Instruction: Nothing but the lines from the top of the data to the line holding "27/356, (765-286)/819, (347-27)/356])" should be printed, word for word and both ends included; leave the pictures out.

Dataset entries:
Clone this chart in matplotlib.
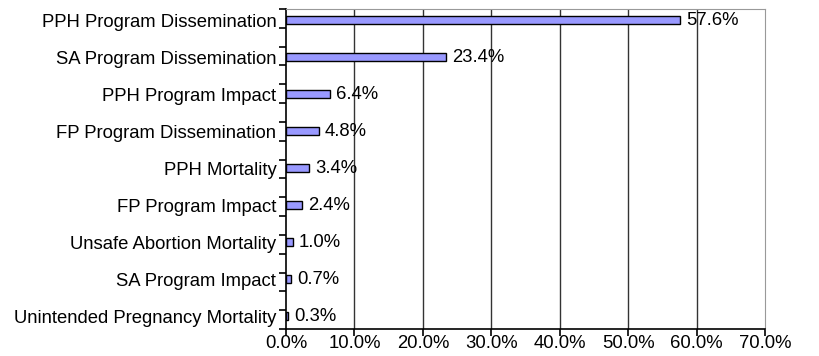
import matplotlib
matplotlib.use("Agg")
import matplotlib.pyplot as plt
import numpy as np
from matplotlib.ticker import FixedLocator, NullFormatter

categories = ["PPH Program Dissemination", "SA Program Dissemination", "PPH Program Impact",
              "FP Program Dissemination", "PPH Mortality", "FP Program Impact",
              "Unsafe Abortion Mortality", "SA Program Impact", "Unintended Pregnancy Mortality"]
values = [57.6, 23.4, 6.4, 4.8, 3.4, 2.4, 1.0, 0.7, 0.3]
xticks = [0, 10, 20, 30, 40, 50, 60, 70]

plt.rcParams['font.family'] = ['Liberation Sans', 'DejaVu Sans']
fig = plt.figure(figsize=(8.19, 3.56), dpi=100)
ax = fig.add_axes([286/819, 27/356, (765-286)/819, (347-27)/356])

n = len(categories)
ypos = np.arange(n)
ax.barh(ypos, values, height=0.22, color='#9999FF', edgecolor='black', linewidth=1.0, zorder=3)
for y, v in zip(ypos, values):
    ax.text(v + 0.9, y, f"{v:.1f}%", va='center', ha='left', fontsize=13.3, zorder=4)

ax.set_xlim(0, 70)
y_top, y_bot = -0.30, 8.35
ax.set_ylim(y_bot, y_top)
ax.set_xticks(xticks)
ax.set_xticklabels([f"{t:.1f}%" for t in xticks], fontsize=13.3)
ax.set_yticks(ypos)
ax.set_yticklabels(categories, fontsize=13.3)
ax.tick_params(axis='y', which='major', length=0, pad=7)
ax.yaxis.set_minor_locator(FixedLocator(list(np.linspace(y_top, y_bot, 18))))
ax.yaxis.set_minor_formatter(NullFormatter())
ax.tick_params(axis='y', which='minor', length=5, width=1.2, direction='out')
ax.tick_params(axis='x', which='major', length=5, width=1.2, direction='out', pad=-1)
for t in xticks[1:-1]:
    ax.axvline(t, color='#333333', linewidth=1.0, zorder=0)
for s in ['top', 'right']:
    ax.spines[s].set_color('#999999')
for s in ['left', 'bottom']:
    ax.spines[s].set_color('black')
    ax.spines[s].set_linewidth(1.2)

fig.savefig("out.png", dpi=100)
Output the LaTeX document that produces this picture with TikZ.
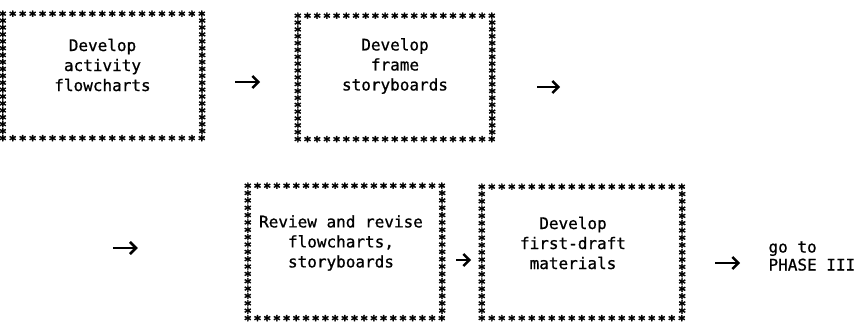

Finished answer:
Clone this chart in matplotlib.
import matplotlib
matplotlib.use("Agg")
import matplotlib.pyplot as plt
import numpy as np
from matplotlib.ticker import FixedLocator, NullFormatter

categories = ["PPH Program Dissemination", "SA Program Dissemination", "PPH Program Impact",
              "FP Program Dissemination", "PPH Mortality", "FP Program Impact",
              "Unsafe Abortion Mortality", "SA Program Impact", "Unintended Pregnancy Mortality"]
values = [57.6, 23.4, 6.4, 4.8, 3.4, 2.4, 1.0, 0.7, 0.3]
xticks = [0, 10, 20, 30, 40, 50, 60, 70]

plt.rcParams['font.family'] = ['Liberation Sans', 'DejaVu Sans']
fig = plt.figure(figsize=(8.19, 3.56), dpi=100)
ax = fig.add_axes([286/819, 27/356, (765-286)/819, (347-27)/356])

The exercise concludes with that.